* EXTRACTED ENTRIES:
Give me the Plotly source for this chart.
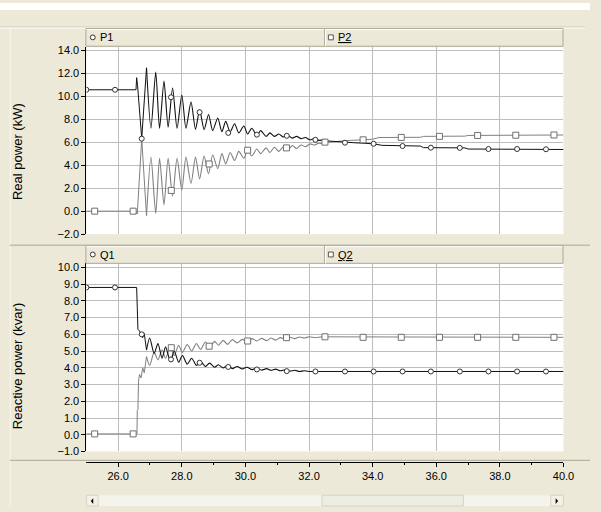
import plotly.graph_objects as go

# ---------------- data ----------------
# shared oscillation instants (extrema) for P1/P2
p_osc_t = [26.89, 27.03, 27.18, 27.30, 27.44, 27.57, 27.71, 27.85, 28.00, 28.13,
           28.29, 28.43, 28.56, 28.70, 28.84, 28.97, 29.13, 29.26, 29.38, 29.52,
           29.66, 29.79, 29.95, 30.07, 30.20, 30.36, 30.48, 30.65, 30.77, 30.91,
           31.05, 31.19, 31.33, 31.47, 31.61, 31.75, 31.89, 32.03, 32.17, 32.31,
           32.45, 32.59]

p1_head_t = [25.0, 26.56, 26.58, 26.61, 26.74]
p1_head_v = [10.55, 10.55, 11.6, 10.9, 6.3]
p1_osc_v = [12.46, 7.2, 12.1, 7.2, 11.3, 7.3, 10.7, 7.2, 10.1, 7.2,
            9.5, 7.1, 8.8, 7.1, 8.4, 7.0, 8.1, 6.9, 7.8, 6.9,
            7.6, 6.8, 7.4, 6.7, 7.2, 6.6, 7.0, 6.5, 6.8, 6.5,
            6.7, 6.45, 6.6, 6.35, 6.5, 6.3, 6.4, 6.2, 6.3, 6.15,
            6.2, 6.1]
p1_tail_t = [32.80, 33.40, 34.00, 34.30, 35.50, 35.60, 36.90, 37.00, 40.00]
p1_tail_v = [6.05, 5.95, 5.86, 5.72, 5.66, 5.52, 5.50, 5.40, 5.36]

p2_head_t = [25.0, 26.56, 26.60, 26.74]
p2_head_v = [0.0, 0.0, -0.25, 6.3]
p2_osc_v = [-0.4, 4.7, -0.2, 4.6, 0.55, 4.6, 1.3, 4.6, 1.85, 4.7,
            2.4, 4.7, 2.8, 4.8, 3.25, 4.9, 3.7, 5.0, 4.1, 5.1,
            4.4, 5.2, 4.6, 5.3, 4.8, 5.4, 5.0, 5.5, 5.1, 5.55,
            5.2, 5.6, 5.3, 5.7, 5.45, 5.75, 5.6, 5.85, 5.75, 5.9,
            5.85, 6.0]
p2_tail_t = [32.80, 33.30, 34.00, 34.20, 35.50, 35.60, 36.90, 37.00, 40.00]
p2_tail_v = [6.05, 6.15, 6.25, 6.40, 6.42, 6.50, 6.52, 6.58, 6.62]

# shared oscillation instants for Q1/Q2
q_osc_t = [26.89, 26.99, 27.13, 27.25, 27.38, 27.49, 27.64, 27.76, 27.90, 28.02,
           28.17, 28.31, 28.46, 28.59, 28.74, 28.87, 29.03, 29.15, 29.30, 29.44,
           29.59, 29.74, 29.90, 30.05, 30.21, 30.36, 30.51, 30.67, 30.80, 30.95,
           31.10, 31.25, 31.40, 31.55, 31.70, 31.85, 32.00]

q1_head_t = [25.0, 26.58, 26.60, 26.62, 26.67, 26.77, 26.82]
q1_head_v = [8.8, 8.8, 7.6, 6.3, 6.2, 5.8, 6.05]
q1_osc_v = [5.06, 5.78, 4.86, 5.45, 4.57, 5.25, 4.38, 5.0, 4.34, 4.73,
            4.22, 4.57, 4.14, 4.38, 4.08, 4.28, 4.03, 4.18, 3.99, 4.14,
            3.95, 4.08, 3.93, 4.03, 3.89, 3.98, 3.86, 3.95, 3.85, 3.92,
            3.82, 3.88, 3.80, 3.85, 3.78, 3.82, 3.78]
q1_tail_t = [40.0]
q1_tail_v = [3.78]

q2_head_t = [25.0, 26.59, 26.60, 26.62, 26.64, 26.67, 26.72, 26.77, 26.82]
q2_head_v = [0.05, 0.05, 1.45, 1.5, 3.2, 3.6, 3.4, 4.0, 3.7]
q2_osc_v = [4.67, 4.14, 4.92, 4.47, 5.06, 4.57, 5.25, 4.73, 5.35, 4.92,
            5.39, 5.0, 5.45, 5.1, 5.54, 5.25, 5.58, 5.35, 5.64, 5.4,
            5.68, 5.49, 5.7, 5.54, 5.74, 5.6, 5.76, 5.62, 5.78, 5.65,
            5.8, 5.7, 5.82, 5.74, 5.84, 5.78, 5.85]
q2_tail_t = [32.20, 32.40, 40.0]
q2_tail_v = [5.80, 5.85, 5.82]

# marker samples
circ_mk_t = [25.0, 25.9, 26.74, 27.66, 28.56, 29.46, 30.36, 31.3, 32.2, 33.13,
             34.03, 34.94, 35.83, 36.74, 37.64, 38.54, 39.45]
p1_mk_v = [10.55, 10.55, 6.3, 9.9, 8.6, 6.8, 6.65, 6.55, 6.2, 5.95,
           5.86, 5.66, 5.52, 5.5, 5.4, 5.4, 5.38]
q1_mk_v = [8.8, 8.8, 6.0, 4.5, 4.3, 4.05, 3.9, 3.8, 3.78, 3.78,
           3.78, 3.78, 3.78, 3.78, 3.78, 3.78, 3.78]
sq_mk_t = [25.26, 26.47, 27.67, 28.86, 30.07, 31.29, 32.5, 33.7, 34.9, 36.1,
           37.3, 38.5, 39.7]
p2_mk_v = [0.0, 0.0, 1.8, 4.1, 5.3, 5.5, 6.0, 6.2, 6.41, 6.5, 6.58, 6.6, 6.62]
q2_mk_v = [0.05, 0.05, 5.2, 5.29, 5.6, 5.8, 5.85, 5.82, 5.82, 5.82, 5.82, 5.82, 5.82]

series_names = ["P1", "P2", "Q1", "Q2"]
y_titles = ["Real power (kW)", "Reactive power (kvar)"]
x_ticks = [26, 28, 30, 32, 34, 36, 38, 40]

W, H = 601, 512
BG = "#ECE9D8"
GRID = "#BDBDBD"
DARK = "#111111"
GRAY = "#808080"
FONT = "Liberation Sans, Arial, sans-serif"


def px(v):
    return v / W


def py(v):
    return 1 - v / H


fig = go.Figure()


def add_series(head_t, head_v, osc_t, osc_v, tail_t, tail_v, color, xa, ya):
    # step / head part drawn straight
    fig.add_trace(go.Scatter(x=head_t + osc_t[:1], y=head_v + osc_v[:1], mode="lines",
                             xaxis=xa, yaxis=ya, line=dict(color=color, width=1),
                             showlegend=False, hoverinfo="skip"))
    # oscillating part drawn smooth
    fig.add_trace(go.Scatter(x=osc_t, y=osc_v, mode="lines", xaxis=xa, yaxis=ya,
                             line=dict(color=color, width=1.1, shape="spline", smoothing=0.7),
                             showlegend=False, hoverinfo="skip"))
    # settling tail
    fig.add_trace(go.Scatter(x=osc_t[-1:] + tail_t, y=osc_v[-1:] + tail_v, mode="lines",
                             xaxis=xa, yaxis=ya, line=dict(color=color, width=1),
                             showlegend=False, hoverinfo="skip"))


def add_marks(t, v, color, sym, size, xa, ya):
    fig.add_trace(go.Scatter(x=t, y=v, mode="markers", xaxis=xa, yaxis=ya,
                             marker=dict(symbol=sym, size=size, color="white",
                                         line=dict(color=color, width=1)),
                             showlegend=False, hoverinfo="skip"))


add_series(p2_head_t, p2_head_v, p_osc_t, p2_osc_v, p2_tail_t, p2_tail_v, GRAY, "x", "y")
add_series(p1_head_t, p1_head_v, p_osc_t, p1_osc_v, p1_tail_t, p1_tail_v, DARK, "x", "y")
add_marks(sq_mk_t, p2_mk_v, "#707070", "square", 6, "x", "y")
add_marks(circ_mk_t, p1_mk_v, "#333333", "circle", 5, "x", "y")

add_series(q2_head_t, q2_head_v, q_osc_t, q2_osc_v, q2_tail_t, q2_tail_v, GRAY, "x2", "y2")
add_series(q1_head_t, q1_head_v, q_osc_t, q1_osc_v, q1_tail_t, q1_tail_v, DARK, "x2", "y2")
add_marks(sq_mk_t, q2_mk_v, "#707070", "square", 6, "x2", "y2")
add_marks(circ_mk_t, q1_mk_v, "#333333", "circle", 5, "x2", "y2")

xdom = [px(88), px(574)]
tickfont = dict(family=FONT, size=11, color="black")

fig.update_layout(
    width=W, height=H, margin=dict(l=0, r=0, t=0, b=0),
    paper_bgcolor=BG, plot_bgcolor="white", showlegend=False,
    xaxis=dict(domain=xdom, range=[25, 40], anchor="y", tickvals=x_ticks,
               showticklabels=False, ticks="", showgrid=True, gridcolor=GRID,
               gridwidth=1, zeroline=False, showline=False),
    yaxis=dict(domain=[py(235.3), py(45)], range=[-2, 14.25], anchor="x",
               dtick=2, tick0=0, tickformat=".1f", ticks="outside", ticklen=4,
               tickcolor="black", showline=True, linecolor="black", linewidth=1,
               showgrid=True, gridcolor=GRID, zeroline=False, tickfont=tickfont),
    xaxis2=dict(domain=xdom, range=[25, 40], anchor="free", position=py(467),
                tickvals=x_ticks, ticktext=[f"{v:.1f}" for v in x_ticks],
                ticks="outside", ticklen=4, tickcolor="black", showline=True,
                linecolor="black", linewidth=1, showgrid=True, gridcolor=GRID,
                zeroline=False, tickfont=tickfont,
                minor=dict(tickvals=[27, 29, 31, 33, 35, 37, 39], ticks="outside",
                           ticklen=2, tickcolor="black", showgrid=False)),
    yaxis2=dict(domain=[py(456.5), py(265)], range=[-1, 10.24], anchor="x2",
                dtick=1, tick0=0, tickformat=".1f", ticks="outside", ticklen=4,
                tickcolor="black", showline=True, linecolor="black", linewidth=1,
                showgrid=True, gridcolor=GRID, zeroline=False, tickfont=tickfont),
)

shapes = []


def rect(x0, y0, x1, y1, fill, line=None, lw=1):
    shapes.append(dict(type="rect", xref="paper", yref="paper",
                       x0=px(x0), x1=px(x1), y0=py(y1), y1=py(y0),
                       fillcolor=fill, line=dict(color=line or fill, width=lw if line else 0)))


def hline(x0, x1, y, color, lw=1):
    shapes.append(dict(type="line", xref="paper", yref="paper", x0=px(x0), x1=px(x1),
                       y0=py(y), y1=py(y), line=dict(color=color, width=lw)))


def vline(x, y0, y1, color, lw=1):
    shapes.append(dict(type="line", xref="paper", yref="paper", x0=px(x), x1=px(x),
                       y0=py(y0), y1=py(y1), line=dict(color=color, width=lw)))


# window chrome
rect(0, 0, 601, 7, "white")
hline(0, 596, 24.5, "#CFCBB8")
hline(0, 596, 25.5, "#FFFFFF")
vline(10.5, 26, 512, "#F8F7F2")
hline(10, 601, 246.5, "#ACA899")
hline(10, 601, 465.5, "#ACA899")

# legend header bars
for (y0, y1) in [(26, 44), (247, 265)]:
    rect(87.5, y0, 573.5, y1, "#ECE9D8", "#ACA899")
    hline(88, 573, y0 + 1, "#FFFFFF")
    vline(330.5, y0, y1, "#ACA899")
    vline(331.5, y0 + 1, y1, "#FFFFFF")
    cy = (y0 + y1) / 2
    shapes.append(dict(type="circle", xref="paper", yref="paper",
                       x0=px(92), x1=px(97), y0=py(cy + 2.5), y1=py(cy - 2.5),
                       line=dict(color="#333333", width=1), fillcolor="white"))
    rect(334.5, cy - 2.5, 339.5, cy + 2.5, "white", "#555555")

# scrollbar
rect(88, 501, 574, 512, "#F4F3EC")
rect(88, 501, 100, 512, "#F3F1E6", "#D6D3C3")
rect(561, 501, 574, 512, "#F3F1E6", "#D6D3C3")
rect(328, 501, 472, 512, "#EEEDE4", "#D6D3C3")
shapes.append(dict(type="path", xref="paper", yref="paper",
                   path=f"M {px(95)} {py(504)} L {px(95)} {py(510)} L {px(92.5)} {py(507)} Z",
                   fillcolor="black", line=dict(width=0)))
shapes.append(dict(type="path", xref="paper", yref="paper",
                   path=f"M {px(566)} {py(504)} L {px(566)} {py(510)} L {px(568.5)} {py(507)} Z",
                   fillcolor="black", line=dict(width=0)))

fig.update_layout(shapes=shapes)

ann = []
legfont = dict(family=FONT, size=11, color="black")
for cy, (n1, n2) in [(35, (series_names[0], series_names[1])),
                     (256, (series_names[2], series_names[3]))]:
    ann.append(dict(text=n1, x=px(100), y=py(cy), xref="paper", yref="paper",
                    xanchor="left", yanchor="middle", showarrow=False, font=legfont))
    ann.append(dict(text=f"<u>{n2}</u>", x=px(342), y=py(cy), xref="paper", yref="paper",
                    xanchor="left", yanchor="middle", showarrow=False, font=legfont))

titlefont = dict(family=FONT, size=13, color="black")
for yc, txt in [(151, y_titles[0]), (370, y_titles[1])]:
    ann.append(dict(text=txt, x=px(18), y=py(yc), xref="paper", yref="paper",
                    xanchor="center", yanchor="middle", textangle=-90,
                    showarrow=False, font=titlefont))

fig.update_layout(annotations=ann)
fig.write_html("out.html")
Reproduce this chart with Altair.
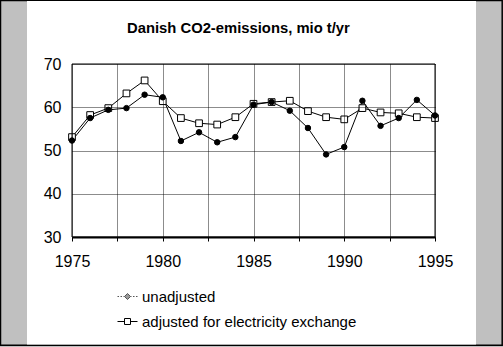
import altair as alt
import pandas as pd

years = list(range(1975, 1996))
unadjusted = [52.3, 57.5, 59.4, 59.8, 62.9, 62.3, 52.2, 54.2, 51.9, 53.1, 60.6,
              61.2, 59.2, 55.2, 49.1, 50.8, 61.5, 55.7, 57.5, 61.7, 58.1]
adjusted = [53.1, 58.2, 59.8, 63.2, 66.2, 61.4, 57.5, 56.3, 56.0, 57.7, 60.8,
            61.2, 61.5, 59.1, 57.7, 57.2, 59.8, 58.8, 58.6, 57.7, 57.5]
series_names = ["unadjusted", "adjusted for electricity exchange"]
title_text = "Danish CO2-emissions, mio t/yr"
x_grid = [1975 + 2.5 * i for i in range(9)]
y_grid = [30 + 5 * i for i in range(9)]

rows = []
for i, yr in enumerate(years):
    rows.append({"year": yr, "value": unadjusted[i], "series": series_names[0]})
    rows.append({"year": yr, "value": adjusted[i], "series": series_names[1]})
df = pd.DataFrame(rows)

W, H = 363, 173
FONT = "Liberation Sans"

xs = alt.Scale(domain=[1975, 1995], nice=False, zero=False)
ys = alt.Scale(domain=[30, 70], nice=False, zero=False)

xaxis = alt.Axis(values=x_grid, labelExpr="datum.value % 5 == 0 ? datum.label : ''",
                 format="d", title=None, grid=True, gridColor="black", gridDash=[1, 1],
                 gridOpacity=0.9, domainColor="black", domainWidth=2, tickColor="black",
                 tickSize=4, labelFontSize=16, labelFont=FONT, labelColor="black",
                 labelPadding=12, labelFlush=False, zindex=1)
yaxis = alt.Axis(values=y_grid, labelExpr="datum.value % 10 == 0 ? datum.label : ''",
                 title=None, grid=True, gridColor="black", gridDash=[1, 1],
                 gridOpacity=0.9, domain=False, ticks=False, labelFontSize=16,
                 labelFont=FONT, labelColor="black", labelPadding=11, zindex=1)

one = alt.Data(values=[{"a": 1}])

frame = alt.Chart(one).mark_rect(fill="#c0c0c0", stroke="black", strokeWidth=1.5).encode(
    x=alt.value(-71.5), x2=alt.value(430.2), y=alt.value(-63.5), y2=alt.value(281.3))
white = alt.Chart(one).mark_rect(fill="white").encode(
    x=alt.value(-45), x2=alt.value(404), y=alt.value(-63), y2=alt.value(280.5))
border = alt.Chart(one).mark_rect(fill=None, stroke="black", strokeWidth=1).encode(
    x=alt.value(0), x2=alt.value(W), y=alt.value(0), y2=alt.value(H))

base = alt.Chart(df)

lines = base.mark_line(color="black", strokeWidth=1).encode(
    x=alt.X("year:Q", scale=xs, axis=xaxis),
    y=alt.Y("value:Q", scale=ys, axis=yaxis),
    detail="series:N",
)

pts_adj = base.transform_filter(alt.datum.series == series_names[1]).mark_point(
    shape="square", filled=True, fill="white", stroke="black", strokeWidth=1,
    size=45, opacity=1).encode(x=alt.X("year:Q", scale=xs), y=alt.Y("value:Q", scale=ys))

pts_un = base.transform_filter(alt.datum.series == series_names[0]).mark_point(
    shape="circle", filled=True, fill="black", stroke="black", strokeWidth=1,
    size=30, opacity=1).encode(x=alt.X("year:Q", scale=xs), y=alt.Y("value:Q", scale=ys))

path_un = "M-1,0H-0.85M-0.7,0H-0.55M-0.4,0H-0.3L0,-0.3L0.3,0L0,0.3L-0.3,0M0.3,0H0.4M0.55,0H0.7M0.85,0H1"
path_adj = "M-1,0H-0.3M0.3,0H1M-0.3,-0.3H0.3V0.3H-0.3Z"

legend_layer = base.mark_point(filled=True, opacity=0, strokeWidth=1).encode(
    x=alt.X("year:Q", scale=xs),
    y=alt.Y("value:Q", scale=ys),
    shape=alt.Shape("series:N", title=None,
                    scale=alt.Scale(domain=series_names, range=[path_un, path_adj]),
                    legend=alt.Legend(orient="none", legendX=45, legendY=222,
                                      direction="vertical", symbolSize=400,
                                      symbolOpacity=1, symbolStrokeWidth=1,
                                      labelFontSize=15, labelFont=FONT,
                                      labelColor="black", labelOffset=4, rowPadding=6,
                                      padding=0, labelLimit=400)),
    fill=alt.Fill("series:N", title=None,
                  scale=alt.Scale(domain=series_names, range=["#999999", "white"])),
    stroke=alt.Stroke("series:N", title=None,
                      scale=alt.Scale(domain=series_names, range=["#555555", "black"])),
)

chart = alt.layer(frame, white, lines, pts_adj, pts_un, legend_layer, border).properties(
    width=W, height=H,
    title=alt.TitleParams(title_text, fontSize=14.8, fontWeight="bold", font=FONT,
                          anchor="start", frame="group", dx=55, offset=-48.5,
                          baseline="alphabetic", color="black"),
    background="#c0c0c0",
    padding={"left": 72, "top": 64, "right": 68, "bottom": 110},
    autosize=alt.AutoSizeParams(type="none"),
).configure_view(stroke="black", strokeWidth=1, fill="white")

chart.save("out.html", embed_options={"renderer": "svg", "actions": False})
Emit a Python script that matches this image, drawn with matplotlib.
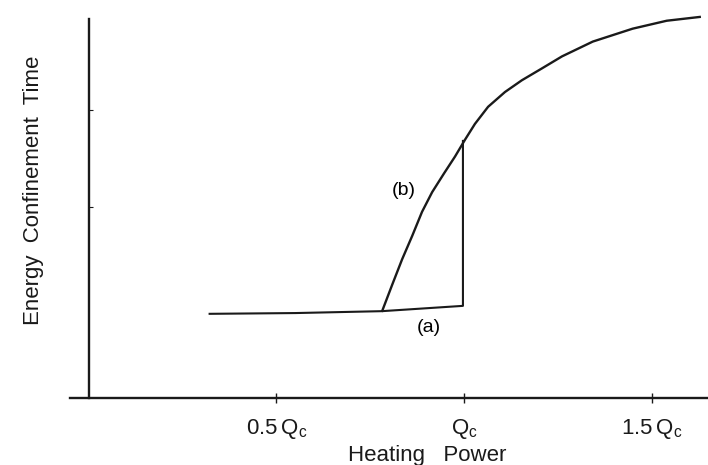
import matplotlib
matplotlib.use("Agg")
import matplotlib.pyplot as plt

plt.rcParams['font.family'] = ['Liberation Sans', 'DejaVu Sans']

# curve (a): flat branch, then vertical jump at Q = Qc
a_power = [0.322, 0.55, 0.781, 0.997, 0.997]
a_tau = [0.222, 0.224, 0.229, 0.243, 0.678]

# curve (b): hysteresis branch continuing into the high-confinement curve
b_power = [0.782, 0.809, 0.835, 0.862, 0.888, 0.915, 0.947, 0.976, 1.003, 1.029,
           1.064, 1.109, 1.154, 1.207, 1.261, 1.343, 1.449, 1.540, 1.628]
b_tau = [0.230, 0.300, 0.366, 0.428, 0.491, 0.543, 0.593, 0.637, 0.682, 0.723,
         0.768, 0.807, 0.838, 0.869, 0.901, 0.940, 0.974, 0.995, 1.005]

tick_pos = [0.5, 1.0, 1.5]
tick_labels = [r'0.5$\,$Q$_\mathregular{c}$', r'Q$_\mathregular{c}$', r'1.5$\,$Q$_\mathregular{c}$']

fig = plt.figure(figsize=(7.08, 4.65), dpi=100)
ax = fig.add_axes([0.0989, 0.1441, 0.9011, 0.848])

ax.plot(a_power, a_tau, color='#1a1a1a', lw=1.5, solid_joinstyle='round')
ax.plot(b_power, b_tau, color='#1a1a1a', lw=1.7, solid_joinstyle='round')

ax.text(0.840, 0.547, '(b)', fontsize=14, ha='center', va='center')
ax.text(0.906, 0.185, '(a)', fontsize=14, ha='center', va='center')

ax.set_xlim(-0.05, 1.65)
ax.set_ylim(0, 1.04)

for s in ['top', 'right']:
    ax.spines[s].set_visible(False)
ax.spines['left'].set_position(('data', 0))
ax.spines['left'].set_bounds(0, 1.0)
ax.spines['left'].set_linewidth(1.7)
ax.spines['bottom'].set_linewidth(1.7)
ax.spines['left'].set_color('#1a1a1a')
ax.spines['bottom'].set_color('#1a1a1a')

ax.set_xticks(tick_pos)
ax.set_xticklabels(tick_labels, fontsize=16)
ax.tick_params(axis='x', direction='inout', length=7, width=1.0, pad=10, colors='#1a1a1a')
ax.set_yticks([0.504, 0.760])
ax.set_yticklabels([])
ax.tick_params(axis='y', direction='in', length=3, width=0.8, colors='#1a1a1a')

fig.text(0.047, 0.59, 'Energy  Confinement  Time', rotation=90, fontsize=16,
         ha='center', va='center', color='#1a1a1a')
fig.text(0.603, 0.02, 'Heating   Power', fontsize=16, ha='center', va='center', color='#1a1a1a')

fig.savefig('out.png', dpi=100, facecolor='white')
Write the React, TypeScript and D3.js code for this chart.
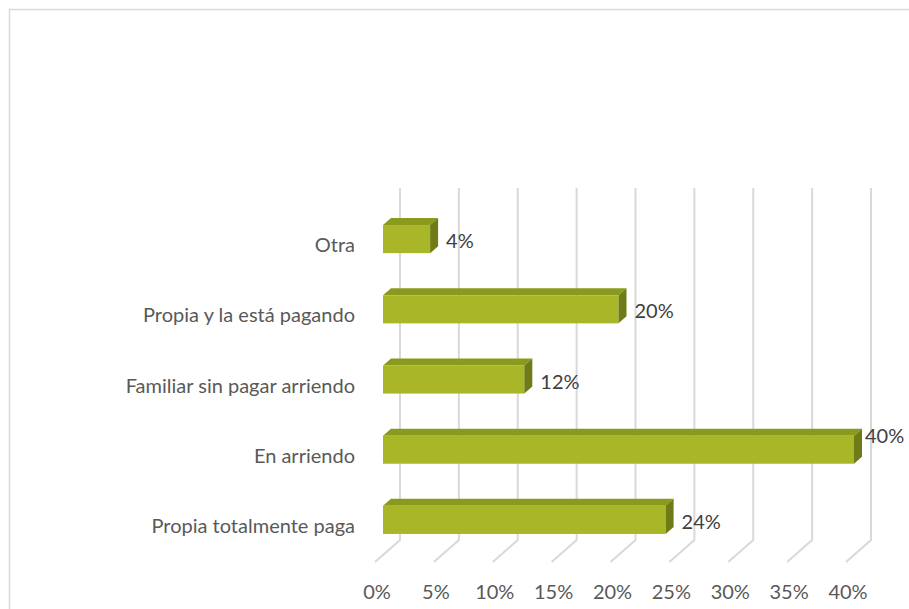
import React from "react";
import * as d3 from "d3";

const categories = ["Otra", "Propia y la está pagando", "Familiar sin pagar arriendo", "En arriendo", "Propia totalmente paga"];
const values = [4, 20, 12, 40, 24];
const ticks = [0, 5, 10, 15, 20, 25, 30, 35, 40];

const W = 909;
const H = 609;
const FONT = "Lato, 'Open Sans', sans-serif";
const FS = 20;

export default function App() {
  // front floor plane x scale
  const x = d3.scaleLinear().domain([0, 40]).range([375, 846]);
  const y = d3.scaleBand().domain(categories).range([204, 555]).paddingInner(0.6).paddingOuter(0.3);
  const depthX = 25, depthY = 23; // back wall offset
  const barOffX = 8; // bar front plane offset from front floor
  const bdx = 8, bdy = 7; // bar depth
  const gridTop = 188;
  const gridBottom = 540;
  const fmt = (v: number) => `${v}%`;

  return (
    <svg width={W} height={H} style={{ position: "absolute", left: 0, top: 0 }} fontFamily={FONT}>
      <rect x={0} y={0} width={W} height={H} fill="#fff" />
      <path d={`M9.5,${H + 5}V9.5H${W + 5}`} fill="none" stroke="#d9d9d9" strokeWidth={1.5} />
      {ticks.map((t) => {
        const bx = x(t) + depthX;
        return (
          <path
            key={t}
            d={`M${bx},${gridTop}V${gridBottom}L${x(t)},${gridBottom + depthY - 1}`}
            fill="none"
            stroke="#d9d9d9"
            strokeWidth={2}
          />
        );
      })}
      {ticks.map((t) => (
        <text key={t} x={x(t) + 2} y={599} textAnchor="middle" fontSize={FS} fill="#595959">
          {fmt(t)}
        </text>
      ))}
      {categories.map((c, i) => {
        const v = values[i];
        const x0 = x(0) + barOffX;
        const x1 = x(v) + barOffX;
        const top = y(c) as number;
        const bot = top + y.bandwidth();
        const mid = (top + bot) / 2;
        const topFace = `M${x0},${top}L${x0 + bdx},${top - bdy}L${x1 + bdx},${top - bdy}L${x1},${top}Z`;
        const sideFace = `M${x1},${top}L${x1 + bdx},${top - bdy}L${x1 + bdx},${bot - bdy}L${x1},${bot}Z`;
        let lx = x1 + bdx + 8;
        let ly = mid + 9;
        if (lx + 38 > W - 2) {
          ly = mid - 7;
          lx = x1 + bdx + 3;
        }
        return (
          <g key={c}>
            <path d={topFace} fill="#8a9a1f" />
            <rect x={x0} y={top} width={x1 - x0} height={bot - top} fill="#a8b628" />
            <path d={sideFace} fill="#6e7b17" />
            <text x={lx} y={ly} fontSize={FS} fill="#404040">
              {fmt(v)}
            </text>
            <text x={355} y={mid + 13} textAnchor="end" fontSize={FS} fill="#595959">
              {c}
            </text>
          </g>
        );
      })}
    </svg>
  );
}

* WHAT NEEDS TO BE DONE:
In the entries above, find the line that contains "31.10, 31.25, 31.40, 31.55, 31.70, 31.85, 32.00]", then repeat exactly every line from the first one through that line, with no pictures.

* OUTPUT FOR THIS TASK:
Give me the Plotly source for this chart.
import plotly.graph_objects as go

# ---------------- data ----------------
# shared oscillation instants (extrema) for P1/P2
p_osc_t = [26.89, 27.03, 27.18, 27.30, 27.44, 27.57, 27.71, 27.85, 28.00, 28.13,
           28.29, 28.43, 28.56, 28.70, 28.84, 28.97, 29.13, 29.26, 29.38, 29.52,
           29.66, 29.79, 29.95, 30.07, 30.20, 30.36, 30.48, 30.65, 30.77, 30.91,
           31.05, 31.19, 31.33, 31.47, 31.61, 31.75, 31.89, 32.03, 32.17, 32.31,
           32.45, 32.59]

p1_head_t = [25.0, 26.56, 26.58, 26.61, 26.74]
p1_head_v = [10.55, 10.55, 11.6, 10.9, 6.3]
p1_osc_v = [12.46, 7.2, 12.1, 7.2, 11.3, 7.3, 10.7, 7.2, 10.1, 7.2,
            9.5, 7.1, 8.8, 7.1, 8.4, 7.0, 8.1, 6.9, 7.8, 6.9,
            7.6, 6.8, 7.4, 6.7, 7.2, 6.6, 7.0, 6.5, 6.8, 6.5,
            6.7, 6.45, 6.6, 6.35, 6.5, 6.3, 6.4, 6.2, 6.3, 6.15,
            6.2, 6.1]
p1_tail_t = [32.80, 33.40, 34.00, 34.30, 35.50, 35.60, 36.90, 37.00, 40.00]
p1_tail_v = [6.05, 5.95, 5.86, 5.72, 5.66, 5.52, 5.50, 5.40, 5.36]

p2_head_t = [25.0, 26.56, 26.60, 26.74]
p2_head_v = [0.0, 0.0, -0.25, 6.3]
p2_osc_v = [-0.4, 4.7, -0.2, 4.6, 0.55, 4.6, 1.3, 4.6, 1.85, 4.7,
            2.4, 4.7, 2.8, 4.8, 3.25, 4.9, 3.7, 5.0, 4.1, 5.1,
            4.4, 5.2, 4.6, 5.3, 4.8, 5.4, 5.0, 5.5, 5.1, 5.55,
            5.2, 5.6, 5.3, 5.7, 5.45, 5.75, 5.6, 5.85, 5.75, 5.9,
            5.85, 6.0]
p2_tail_t = [32.80, 33.30, 34.00, 34.20, 35.50, 35.60, 36.90, 37.00, 40.00]
p2_tail_v = [6.05, 6.15, 6.25, 6.40, 6.42, 6.50, 6.52, 6.58, 6.62]

# shared oscillation instants for Q1/Q2
q_osc_t = [26.89, 26.99, 27.13, 27.25, 27.38, 27.49, 27.64, 27.76, 27.90, 28.02,
           28.17, 28.31, 28.46, 28.59, 28.74, 28.87, 29.03, 29.15, 29.30, 29.44,
           29.59, 29.74, 29.90, 30.05, 30.21, 30.36, 30.51, 30.67, 30.80, 30.95,
           31.10, 31.25, 31.40, 31.55, 31.70, 31.85, 32.00]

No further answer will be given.